DfE vow to crack down on poor pupil attendance

The Education Secretary is to introduce new “expert” attendance advisers with decades of first-hand experience to reduce pupil absence.

They will work with local authorities and multi-academy trusts to help “re-engage” persistently absent pupils.

The Department has also identified schools with some of the greatest decreases in absence rates over a five-year period prior to the pandemic, who will share their approach with other schools in a variety of ways over the coming weeks and months, to help reduce high absence rates.

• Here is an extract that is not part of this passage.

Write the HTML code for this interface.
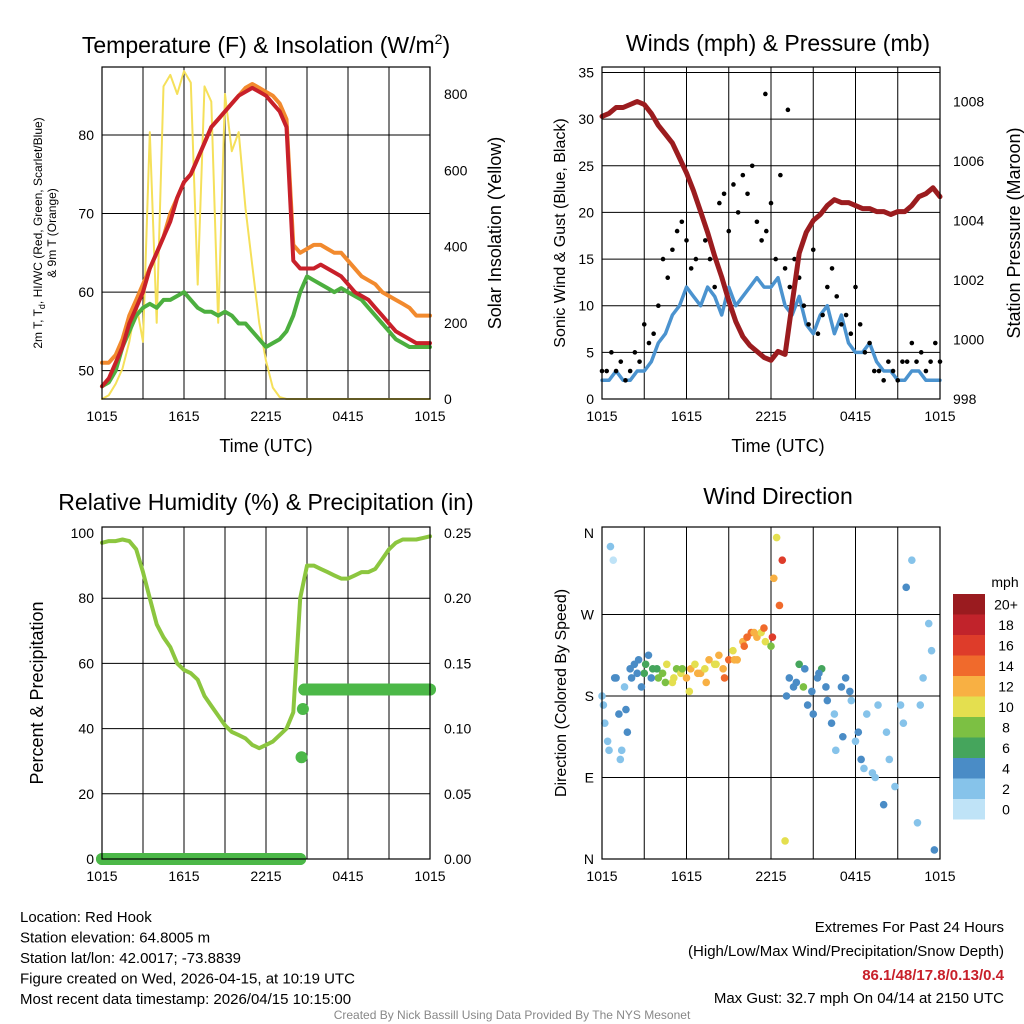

Schools Minister Robin Walker said in a visit to one of these ‘example’ schools yesterday:

“It has been fantastic to see how through a combination of data, proactivity and a focus on children’s wellbeing, a school like the London Academy has driven up attendance and reduced persistent absence. Every lesson that we can prevent a child from missing is another building block to their life chances, development and wellbeing.

“My department is channelling all its efforts to provide support and guidance to help schools, local authorities and multi-academy trusts take action to increase attendance, and I ask that everyone working with children does everything in their power to help break down any barriers to them attending school.

“I recognise that covid is still with us and causing some unavoidable absence – but this is all the more reason that we must all take action to address every avoidable reason for a child not being in school.”

Responding to the Children’s Commissioner’s Big Ask survey, children said they “like school” and they “realised how sitting in front of the computer is no proxy for being with a teacher”.